Our party of 6 PCs engaged in some ground combat resulting in totally routing the opposition. During that exercise my character was knocked unconscious twice at which point the GM ruled that I was out of it for the time being. My character was the one with space combat expertise. The PC who had so masterfully directed the dismantaling of the GM's ground forces tried to do the same thing in space, (the group dragged me along to our ship.)after we managed to escape from the trap we were in on the world. His groundside tactics gave us the chance to flee, but he was as badly out classed in space combat as he had outclassed the GM's ground forces. The other PC's were able to operate the ship, but did not know anything about space combat tactics. I silently watched them get creamed. The last laser hit came as we managed to enter jump.
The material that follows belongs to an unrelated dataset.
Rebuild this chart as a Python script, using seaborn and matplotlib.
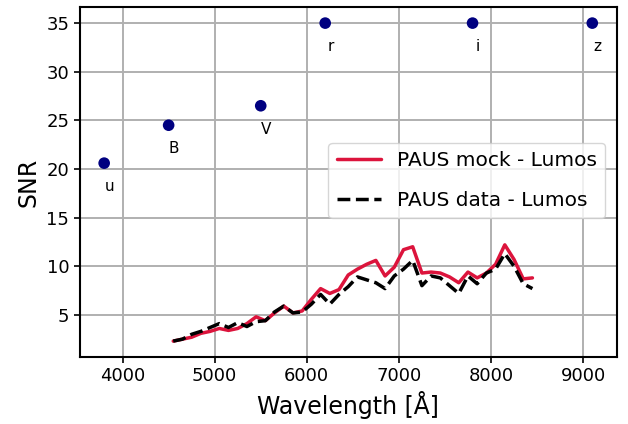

My character finally regained her senses with the ship threatening to disintergrate in jump space. Our ship went through 5 disturbences like that before stablizing. What we were able to discover during jump was not encouraging. Power plant barely functioning, maneuver drives fried with no way to repair them. We were afraid to do anything with the jump drives while they were still operating. We jumped from within 6 hexes of Regina and came out of jump some where in the Solamanti Rim FIVE years later! On top of that, we were heading into the ocean with no maneuver drives to stop our crash. GM called a halt to the session by putting us in a freeze until the next session. When play resumed we crashed into the ocean and managed to escape to an inflateable life raft with what we were wearing and carrying. We just happened to be in something like the Gulf Stream which carried us close enough to the coastline that we could see land and paddle to it. Moral of the story: We should have died in the crash, but this gave the GM an opportunity to transport us to a new set of adventures once he figured out a semi-logical escape from our almost certain demise. Basicly we started a new campaign with the clothes on our back and what was in our hands, but without having to re-generate new characters.